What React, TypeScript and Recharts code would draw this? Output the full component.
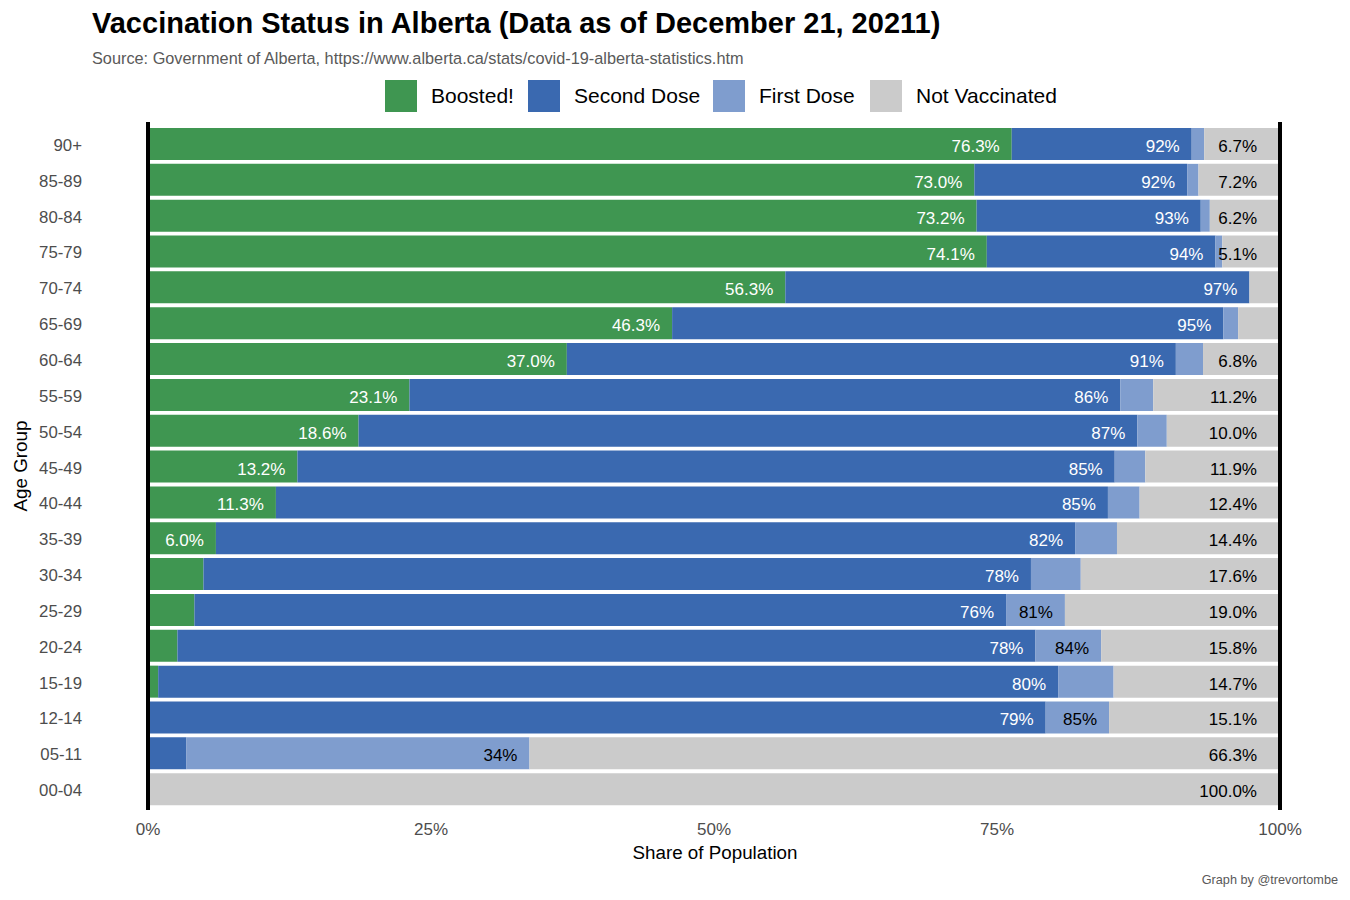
--
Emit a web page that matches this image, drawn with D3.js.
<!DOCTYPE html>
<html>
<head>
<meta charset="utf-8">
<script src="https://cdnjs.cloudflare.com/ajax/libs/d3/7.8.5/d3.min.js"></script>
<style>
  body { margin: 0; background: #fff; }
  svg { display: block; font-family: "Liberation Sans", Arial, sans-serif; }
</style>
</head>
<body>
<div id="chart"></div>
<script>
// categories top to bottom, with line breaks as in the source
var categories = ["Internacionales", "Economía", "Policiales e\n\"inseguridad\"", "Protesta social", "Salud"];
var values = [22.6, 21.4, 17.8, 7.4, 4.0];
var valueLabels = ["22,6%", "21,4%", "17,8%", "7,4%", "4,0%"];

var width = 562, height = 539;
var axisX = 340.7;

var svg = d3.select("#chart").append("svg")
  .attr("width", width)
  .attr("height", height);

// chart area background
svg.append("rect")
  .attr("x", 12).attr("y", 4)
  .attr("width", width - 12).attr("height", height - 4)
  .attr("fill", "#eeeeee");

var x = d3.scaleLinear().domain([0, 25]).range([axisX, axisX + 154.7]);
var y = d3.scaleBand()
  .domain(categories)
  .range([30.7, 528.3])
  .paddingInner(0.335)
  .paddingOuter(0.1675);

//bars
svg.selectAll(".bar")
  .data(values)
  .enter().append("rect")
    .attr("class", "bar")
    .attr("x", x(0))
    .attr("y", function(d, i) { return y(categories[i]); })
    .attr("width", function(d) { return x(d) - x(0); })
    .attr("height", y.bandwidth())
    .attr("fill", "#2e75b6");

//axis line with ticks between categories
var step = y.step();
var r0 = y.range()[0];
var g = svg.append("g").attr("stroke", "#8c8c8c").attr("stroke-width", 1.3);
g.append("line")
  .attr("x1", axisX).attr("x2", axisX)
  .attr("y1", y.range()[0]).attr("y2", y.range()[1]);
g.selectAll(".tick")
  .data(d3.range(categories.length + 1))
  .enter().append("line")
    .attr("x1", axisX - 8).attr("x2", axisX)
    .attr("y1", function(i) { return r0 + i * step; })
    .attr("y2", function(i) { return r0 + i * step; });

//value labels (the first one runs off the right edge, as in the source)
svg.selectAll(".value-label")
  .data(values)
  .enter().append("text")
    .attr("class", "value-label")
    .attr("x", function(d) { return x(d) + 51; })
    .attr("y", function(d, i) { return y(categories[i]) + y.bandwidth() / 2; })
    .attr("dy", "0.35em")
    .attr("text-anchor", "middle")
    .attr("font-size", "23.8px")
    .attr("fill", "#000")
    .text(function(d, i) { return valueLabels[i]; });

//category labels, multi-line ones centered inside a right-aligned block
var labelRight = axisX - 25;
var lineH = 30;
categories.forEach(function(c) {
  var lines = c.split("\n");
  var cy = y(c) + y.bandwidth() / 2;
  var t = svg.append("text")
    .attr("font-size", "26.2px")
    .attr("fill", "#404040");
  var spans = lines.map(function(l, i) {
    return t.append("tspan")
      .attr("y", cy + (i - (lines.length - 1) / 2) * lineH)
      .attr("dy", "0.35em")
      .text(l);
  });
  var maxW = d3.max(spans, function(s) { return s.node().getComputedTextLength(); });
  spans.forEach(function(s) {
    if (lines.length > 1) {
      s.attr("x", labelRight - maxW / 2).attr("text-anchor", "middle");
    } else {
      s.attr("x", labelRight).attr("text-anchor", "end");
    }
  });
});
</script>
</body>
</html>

EXERCISE:
Search the data above for the string "this" and return every line that has it.

TASK RESULT:
What React, TypeScript and Recharts code would draw this? Output the full component.
Emit a web page that matches this image, drawn with D3.js.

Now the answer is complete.